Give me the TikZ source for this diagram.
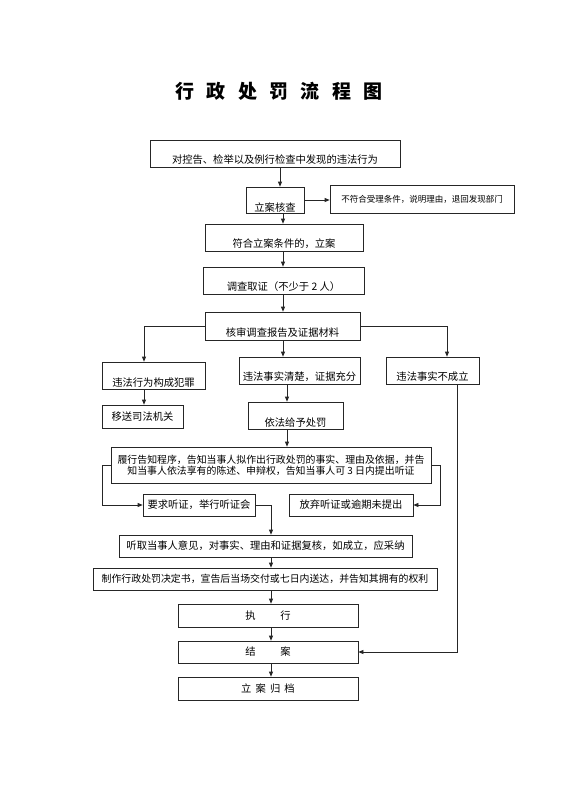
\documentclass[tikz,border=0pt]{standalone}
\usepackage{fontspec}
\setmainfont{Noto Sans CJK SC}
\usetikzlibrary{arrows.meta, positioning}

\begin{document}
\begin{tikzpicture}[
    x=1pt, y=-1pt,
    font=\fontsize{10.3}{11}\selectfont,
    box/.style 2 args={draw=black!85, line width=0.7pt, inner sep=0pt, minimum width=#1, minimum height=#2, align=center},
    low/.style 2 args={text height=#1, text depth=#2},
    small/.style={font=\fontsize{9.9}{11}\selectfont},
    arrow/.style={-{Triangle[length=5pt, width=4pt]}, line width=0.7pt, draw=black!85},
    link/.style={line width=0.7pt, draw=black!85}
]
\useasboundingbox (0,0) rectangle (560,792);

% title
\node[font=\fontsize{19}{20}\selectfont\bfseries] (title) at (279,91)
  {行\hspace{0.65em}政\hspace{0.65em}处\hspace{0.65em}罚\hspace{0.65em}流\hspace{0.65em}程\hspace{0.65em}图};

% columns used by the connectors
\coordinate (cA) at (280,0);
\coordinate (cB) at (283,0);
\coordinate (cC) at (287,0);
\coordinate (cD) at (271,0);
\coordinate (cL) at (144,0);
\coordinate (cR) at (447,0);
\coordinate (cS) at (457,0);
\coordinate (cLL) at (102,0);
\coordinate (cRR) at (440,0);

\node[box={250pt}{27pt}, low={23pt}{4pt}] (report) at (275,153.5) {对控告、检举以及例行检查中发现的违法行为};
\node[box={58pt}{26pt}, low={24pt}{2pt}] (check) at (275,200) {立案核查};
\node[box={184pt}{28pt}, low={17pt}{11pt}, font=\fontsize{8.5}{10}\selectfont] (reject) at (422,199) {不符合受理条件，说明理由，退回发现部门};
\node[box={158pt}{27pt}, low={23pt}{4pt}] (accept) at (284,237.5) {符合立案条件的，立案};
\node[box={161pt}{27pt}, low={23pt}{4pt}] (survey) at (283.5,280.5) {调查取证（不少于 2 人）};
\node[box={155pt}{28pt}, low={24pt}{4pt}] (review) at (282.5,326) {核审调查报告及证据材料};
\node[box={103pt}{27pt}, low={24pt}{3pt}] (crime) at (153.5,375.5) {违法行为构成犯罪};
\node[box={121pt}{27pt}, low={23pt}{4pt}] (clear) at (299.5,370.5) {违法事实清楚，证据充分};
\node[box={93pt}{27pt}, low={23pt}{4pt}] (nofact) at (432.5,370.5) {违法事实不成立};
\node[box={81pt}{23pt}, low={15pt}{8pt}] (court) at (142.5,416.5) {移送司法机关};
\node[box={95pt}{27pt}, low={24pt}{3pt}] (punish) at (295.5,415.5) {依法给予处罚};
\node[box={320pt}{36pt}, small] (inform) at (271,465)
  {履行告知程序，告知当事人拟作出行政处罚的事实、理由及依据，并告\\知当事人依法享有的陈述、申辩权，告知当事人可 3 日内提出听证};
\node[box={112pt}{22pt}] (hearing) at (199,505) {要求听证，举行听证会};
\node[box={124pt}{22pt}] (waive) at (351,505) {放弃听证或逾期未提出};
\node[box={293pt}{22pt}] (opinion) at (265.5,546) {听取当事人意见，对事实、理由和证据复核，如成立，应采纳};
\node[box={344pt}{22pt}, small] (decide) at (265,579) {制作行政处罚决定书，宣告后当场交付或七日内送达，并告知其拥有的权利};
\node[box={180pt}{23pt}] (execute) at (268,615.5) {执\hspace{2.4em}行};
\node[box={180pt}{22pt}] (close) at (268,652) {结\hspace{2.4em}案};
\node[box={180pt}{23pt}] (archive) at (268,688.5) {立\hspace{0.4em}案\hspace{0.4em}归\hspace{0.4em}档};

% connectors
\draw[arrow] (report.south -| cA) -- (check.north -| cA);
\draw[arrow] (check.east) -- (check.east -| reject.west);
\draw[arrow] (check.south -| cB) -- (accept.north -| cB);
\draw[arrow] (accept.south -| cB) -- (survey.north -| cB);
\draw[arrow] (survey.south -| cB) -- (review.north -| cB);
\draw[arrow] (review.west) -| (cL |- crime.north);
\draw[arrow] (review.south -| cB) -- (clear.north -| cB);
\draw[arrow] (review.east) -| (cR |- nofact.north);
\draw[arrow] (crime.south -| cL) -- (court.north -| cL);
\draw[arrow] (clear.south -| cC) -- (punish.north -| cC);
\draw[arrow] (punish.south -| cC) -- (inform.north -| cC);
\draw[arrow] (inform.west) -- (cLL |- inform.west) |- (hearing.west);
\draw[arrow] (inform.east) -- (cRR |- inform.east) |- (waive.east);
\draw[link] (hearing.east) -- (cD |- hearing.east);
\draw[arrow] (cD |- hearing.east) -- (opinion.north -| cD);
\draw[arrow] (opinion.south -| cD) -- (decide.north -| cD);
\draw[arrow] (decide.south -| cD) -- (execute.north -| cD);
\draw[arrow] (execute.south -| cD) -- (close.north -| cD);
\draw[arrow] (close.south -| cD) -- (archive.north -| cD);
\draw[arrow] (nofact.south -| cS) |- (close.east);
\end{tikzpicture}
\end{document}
===============
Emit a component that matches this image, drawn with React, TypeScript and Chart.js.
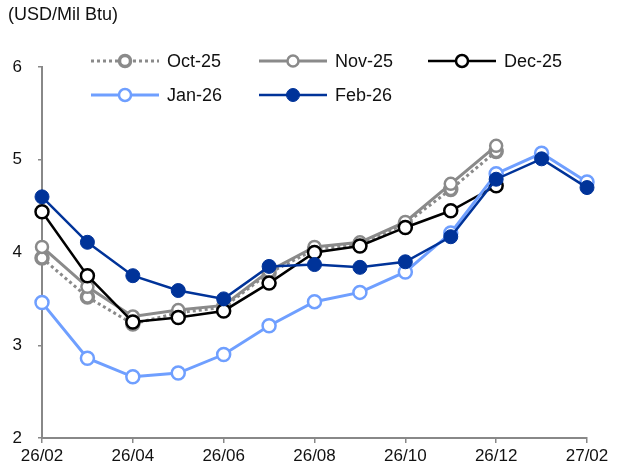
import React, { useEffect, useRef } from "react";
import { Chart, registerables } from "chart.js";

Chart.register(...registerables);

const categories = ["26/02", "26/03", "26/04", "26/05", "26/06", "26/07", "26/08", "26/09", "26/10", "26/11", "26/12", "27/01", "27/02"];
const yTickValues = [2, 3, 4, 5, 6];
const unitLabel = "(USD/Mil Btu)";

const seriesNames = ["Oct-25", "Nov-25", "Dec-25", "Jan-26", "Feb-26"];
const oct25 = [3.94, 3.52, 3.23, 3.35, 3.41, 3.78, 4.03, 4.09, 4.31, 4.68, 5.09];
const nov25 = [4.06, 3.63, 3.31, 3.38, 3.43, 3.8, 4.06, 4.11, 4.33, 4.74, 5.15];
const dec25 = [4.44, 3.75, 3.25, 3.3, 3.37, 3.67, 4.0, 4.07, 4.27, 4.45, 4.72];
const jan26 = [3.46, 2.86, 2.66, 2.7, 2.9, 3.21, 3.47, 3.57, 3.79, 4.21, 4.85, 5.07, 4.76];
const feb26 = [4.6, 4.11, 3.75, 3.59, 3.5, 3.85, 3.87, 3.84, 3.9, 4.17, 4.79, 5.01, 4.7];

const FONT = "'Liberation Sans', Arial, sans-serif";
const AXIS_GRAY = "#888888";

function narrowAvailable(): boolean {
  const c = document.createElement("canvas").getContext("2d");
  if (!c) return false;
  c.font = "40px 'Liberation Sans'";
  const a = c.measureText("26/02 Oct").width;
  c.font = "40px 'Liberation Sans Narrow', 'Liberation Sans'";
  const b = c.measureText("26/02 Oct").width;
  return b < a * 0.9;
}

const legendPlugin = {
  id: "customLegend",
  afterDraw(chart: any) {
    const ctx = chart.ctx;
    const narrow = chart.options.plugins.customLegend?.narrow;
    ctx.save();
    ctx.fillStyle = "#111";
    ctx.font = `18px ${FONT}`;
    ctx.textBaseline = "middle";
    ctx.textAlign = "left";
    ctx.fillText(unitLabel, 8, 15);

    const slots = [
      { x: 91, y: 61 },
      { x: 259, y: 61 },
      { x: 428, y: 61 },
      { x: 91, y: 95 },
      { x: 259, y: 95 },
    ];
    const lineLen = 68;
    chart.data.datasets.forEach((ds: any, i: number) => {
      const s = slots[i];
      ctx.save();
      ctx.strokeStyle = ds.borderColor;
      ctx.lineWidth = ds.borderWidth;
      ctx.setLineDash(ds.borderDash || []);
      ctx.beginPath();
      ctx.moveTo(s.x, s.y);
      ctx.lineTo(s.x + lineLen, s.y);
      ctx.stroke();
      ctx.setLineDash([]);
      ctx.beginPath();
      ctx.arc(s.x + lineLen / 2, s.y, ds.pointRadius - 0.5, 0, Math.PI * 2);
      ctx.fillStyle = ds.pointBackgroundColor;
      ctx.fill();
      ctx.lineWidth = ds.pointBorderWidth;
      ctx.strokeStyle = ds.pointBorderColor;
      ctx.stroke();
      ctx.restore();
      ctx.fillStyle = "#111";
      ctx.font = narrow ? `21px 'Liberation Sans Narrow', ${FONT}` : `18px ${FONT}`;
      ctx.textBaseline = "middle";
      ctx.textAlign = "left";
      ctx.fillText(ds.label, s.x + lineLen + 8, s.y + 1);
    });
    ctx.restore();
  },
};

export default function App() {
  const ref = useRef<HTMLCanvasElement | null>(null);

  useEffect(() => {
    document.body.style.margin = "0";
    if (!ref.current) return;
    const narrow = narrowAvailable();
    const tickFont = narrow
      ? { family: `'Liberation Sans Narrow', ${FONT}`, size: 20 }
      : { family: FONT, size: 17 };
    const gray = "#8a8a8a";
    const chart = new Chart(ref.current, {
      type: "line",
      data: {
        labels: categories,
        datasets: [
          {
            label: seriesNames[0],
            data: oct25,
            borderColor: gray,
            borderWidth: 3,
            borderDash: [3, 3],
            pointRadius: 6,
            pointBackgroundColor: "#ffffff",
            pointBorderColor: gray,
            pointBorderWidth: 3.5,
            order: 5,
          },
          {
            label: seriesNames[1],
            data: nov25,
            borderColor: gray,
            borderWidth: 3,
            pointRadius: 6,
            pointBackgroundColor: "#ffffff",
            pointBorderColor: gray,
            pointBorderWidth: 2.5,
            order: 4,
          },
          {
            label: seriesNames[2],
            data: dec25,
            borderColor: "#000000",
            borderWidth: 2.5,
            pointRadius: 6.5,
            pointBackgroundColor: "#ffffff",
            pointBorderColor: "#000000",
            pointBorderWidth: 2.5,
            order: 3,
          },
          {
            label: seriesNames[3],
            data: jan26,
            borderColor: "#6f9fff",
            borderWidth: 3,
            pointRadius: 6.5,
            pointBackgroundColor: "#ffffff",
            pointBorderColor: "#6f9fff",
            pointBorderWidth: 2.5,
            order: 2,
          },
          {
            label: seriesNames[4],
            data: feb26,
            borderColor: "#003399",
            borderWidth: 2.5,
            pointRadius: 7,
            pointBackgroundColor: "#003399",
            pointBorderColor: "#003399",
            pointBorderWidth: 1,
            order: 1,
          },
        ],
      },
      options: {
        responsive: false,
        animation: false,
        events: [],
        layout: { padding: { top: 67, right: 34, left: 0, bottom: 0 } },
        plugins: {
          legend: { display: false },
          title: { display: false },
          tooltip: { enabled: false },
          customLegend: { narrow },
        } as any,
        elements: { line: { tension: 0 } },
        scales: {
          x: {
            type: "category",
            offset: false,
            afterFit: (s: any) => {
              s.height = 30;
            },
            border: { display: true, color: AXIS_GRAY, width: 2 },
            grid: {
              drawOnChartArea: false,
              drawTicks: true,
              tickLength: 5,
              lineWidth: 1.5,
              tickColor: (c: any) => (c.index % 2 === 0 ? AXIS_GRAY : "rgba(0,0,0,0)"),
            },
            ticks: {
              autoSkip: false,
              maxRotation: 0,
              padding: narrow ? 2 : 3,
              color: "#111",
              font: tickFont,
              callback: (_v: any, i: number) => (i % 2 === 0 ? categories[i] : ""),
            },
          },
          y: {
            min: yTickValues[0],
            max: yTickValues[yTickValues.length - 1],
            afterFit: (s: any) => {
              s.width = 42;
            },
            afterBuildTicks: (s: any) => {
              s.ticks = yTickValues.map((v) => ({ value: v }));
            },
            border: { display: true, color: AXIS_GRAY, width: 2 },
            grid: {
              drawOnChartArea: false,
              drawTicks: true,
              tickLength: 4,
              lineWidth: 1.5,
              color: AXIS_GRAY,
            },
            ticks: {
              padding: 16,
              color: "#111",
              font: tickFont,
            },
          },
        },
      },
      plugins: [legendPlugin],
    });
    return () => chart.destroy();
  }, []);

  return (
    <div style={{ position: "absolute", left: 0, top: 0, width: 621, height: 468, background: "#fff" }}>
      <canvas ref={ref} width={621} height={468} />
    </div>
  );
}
===============
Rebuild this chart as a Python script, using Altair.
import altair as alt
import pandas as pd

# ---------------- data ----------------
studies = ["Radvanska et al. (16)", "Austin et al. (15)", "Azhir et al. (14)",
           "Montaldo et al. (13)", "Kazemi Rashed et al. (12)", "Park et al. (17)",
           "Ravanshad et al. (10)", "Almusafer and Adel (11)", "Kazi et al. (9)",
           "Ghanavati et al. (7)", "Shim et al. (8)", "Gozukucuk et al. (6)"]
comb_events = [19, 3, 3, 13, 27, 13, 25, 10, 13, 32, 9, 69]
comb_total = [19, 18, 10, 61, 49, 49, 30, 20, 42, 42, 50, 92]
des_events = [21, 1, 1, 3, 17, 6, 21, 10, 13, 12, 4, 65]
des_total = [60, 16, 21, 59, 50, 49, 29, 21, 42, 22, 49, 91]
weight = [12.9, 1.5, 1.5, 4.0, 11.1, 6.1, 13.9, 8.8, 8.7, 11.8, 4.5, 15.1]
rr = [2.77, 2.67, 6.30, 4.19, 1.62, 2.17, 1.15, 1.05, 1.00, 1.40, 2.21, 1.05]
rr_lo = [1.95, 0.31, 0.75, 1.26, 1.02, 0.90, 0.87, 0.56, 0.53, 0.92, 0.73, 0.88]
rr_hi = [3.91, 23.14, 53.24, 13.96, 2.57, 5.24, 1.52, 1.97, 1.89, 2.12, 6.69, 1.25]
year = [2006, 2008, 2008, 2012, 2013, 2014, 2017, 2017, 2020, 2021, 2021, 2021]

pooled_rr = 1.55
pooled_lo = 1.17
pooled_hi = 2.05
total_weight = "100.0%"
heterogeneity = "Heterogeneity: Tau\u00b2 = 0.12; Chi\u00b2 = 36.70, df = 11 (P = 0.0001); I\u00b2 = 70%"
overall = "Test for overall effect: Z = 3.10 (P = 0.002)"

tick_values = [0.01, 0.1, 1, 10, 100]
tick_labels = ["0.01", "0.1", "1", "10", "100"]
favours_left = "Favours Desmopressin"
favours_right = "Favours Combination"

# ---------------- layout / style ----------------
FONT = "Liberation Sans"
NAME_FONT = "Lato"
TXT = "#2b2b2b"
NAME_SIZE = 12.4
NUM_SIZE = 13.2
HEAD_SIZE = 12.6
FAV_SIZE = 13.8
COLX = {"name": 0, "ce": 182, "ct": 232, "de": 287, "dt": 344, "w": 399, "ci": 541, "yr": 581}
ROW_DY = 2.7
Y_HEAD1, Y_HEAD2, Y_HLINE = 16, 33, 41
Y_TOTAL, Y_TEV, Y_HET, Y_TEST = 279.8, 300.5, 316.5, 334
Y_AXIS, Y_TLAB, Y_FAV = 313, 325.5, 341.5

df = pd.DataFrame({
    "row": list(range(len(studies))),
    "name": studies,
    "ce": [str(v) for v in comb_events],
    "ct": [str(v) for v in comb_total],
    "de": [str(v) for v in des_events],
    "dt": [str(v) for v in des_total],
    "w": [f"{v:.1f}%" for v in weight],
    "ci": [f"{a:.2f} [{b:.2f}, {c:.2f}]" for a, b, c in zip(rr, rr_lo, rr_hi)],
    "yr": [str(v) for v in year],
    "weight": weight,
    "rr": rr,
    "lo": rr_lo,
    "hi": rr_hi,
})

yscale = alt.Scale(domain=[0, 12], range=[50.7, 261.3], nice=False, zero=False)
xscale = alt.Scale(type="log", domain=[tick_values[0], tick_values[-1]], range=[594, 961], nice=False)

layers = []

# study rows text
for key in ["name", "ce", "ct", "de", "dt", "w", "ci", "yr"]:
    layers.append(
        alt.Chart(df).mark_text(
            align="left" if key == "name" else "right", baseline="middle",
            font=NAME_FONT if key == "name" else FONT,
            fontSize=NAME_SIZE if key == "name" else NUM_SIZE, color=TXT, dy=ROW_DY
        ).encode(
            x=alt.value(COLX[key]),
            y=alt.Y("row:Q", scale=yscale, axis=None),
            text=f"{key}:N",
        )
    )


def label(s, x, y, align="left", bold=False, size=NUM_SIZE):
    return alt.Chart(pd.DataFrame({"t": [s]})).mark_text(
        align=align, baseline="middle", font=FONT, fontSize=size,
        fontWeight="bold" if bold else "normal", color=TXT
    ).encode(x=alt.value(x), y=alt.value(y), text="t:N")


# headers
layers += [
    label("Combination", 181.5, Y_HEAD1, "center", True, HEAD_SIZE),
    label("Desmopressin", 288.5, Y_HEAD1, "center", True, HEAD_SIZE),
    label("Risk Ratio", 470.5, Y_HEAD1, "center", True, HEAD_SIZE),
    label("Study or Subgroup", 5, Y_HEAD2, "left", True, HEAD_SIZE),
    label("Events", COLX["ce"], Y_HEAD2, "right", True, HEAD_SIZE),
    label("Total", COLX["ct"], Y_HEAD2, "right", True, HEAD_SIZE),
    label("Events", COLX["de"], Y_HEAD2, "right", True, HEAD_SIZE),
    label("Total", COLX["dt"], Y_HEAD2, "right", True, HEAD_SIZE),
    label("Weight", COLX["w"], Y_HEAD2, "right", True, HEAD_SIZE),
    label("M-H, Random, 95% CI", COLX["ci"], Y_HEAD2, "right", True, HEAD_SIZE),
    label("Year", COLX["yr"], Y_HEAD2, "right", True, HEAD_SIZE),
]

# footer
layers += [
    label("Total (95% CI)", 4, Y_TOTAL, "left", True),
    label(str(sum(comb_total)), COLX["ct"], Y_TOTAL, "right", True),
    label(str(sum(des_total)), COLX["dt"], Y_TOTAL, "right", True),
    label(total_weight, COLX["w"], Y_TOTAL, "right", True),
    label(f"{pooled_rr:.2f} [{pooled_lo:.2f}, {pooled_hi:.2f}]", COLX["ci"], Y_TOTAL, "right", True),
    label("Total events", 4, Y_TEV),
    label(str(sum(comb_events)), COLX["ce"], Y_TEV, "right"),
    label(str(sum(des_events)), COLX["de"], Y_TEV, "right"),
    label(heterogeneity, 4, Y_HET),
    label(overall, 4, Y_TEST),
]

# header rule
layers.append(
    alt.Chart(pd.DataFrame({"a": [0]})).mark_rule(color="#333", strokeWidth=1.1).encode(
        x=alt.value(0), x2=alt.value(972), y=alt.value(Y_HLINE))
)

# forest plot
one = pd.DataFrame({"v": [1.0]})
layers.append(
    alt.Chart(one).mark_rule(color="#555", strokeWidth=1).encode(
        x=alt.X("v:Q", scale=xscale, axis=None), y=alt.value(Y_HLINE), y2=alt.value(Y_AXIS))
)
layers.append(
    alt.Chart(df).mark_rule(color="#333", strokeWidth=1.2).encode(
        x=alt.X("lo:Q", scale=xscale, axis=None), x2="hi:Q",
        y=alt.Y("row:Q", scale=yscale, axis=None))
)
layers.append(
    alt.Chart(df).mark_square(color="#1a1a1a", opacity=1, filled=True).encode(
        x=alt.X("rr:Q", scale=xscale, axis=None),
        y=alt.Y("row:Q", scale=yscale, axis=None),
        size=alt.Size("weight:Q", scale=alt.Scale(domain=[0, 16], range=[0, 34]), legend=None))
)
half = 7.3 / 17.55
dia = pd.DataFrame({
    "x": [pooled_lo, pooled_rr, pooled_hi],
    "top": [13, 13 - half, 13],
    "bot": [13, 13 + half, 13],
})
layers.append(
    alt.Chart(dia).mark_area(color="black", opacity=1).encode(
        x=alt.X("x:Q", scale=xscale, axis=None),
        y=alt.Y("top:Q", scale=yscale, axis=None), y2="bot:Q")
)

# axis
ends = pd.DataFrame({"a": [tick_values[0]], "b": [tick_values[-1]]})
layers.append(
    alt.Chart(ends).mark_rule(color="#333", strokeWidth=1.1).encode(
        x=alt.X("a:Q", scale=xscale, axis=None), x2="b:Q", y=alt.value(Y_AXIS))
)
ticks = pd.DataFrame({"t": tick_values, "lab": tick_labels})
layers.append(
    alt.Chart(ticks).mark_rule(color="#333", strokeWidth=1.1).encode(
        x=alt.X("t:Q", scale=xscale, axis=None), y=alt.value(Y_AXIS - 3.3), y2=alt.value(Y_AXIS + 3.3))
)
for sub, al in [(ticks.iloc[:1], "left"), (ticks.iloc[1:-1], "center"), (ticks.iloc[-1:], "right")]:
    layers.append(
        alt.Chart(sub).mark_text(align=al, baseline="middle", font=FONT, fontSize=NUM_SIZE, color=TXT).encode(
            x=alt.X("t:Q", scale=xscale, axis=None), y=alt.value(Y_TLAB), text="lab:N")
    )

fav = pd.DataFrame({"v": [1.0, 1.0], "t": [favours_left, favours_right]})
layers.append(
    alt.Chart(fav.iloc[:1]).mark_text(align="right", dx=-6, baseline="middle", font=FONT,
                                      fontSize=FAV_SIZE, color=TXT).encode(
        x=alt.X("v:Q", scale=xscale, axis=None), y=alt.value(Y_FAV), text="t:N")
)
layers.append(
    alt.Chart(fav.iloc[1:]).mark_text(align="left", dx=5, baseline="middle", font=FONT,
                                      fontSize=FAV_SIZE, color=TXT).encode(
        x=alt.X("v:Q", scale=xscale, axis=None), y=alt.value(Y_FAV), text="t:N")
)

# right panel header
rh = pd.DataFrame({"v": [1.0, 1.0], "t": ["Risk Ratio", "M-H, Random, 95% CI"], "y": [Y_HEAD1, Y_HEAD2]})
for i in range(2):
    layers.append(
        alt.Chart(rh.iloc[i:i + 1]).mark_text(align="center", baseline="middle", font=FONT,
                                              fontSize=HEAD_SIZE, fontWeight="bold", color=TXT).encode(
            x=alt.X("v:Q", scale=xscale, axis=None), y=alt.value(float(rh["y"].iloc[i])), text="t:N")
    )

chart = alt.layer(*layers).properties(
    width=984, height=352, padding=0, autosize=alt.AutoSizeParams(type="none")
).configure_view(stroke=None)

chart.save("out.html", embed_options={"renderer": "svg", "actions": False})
===============
Exercise objective – Above are some records; extract exactly the lines from the one containing "Emit a component" through the one containing "Chart.register(...registerables);" and drop the pictures.

Answer –
Emit a component that matches this image, drawn with React, TypeScript and Chart.js.
import React, { useEffect, useRef } from "react";
import { Chart, registerables } from "chart.js";

Chart.register(...registerables);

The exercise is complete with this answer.